Jeden Morgen fand man Tote
In anderen Ländern ist das anders, und zwar nicht nur in Dritte-Welt-Ländern, sondern auch z.B. in einem reichen Land wie Japan. Ich möchte einmal schildern, wie wir von der Steyler Pfarrei in Tokio uns um die Obdachlosen kümmerten. An einem Abend in der Woche fuhren wir zu einem Stadtteil, wo viele Obdachlose leben. Dort wohnten drei Brüder aus dem Orden von Mutter Teresa (Brothers of Charity). In deren Wohnung kneteten wir die Reisbällchen, die in Japan ein Grundnahrungsmittel sind. Um Mitternacht begannen wir unseren Rundgang durch das Viertel. Überall lagen die Obdachlosen auf dem eiskalten Boden des Bürgersteigs. Es war Winter bei frostigen Temperaturen. Wer es gut hatte, deckte eine Zeitung über sich oder ein Stück Pappe. Fast jede Nacht gab es Erfrorene zu beklagen.

Wir gingen zu jedem der Obdachlosen hin und gaben ihm zwei Reisbällchen für sein Frühstück, dazu eine Wolldecke, die er später zurückgeben sollte. So elend diese zerlumpten Männer waren, sie bedankten sich mit großer japanischer Höflichkeit.

Ein Fest für die Ausgegrenzten
„Verständnis und Annahme" (Gebetsmeinung), das ist es, was Obdachlose und andere marginalisierte Existenzen zuerst brauchen, noch vor jeder materiellen Hilfe. In der Münchner Pfarrei, in der ich tätig war, lebte eine Frau, die ein Händchen für die Arbeit mit Obdachlosen hatte. Sie kannte die meisten persönlich. Einmal im Jahr lud sie im Namen der Pfarrei die Obdachlosen ein und bereitete ihnen ein großes Fest. Es gab ein festliches Essen, es gab Wein und Musik. Der große Pfarrsaal war bis auf den letzten Platz gefüllt. Jene Frau und der Pfarrer gingen umher, begrüßten jeden und jede und nahmen sich Zeit für ein Gespräch. Dann gab es Geschenke, z. B. warme Kleidung.

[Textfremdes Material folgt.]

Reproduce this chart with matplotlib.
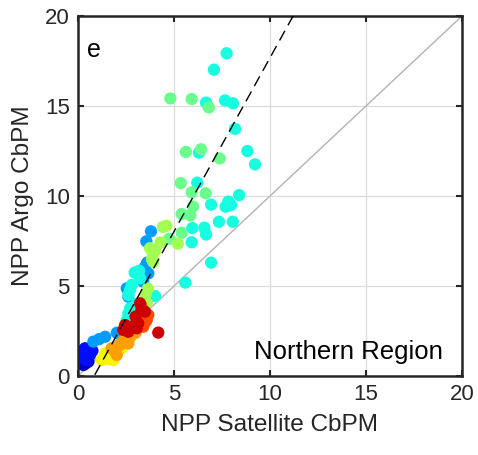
import matplotlib
matplotlib.use("Agg")
import matplotlib.pyplot as plt
import numpy as np

plt.rcParams['font.family'] = ['Liberation Sans', 'DejaVu Sans']

# Data: (satellite, argo) per colour group on the jet scale
cyan_x = [7.74, 7.08, 6.67, 7.66, 8.07, 8.18, 6.30, 8.82, 9.22, 6.21, 8.39, 6.93, 7.83, 7.69,
          7.97, 7.34, 8.06, 5.95, 6.58, 6.67, 5.92, 6.93, 5.59, 3.18, 3.23, 2.80, 2.71, 4.01,
          2.62, 2.71, 2.62, 2.54, 2.95, 3.05]
cyan_y = [17.93, 17.02, 15.19, 15.31, 15.15, 13.73, 12.41, 12.50, 11.76, 10.74, 10.05, 9.52,
          9.69, 9.41, 9.50, 8.57, 8.57, 8.22, 8.24, 7.86, 7.43, 6.30, 5.19, 5.85, 5.43, 5.06,
          4.78, 4.44, 4.50, 3.76, 3.48, 3.11, 5.75, 4.00]
green_x = [4.81, 5.92, 6.81, 5.62, 6.41, 7.38, 5.35, 5.92, 6.65, 5.99, 5.40, 5.85, 5.40, 4.74]
green_y = [15.42, 15.39, 14.92, 12.45, 12.60, 12.09, 10.72, 10.20, 10.15, 9.41, 9.00, 8.92,
           7.96, 7.62]
ygreen_x = [4.42, 4.60, 5.20, 4.30, 4.01, 3.90, 3.85, 3.92, 3.64, 3.52, 3.58, 3.75]
ygreen_y = [8.28, 8.35, 7.35, 7.42, 6.95, 6.75, 6.50, 6.35, 4.86, 4.52, 4.06, 7.10]
dblue_x = [3.80, 3.56, 3.60, 3.66, 3.40, 2.54, 2.62, 2.02, 1.41, 0.80, 1.10, 3.48]
dblue_y = [8.04, 7.48, 6.30, 5.70, 5.24, 4.87, 4.41, 2.40, 2.18, 1.91, 2.05, 6.05]
blue_x = [0.10, 0.36, 0.63, 0.19, 0.45, 0.02, 0.75, 0.30]
blue_y = [1.35, 1.54, 1.17, 1.07, 0.89, 1.00, 1.40, 1.25]
navy_x = [0.54, 0.28, 0.12, 0.40]
navy_y = [0.80, 0.61, 0.72, 0.70]
yellow_x = [1.41, 1.23, 1.84, 1.67, 2.28, 1.55, 2.05]
yellow_y = [1.26, 0.89, 0.89, 1.17, 1.54, 0.95, 1.30]
orange_x = [2.45, 2.19, 1.93, 1.75, 2.62, 2.02, 2.80, 3.00, 2.35, 2.70]
orange_y = [2.09, 1.72, 1.35, 1.54, 1.81, 1.17, 2.30, 2.40, 1.95, 2.15]
ored_x = [3.58, 3.14, 3.40, 3.66, 3.30, 3.50]
ored_y = [3.11, 3.30, 2.74, 3.39, 3.90, 3.00]
red_x = [3.23, 3.49, 2.45, 2.80, 3.14, 3.06, 2.36, 2.62, 3.00, 3.30, 4.18]
red_y = [4.04, 3.57, 2.83, 2.74, 2.93, 2.65, 2.56, 2.46, 3.30, 3.65, 2.41]

groups = [
    (navy_x, navy_y, 0.06),
    (blue_x, blue_y, 0.14),
    (dblue_x, dblue_y, 0.28),
    (cyan_x, cyan_y, 0.375),
    (green_x, green_y, 0.48),
    (ygreen_x, ygreen_y, 0.55),
    (yellow_x, yellow_y, 0.65),
    (orange_x, orange_y, 0.74),
    (ored_x, ored_y, 0.83),
    (red_x, red_y, 0.93),
]

fit_slope = 1.93
fit_intercept = -1.62

xticks = [0, 5, 10, 15, 20]
yticks = [0, 5, 10, 15, 20]

fig = plt.figure(figsize=(4.78, 4.55), dpi=100)
ax = fig.add_axes([0.1632, 0.1736, 0.8033, 0.7912])

ax.grid(True, color='#dcdcdc', linewidth=0.9, zorder=0)
ax.set_axisbelow(True)

ax.plot([0, 20], [0, 20], color='#b3b3b3', linewidth=1.0, zorder=1)

for gx, gy, cv in groups:
    ax.scatter(gx, gy, c=[cv] * len(gx), cmap='jet', vmin=0, vmax=1, s=78,
               linewidths=0, zorder=2)

fx = np.array([0, 20])
ax.plot(fx, fit_slope * fx + fit_intercept, color='black', linestyle=(0, (8, 4.5)),
        linewidth=1.0, zorder=3)

ax.set_xlim(0, 20)
ax.set_ylim(0, 20)
ax.set_xticks(xticks)
ax.set_yticks(yticks)
ax.tick_params(direction='in', length=4, width=1.5, top=True, right=True,
               labelsize=16, colors='#262626', pad=6)
for sp in ax.spines.values():
    sp.set_linewidth(1.8)
    sp.set_color('#262626')

ax.set_xlabel('NPP Satellite CbPM', fontsize=17.6, color='#262626', labelpad=6)
ax.set_ylabel('NPP Argo CbPM', fontsize=17.6, color='#262626', labelpad=8)

ax.text(0.023, 0.886, 'e', transform=ax.transAxes, fontsize=18, va='baseline', ha='left')
ax.text(0.95, 0.047, 'Northern Region', transform=ax.transAxes, fontsize=18.5,
        va='baseline', ha='right')

fig.savefig('out.png', dpi=100)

Ich denke, dieses gemeinsame Mahl mit den Randexistenzen der Gesellschaft ist genau das, was Jesus getan hat. Er hat keine Berührungsängste gehabt, hat nicht gefürchtet, dadurch selber unrein zu werden. „Verständnis und Annahme" - das war Jesus wichtig, das muss auch für uns, seine Jünger, wichtig sein, denn das Unverständnis und Vorurteil der „guten Bürger" ist es, worunter jene Menschen vielleicht am meisten leiden.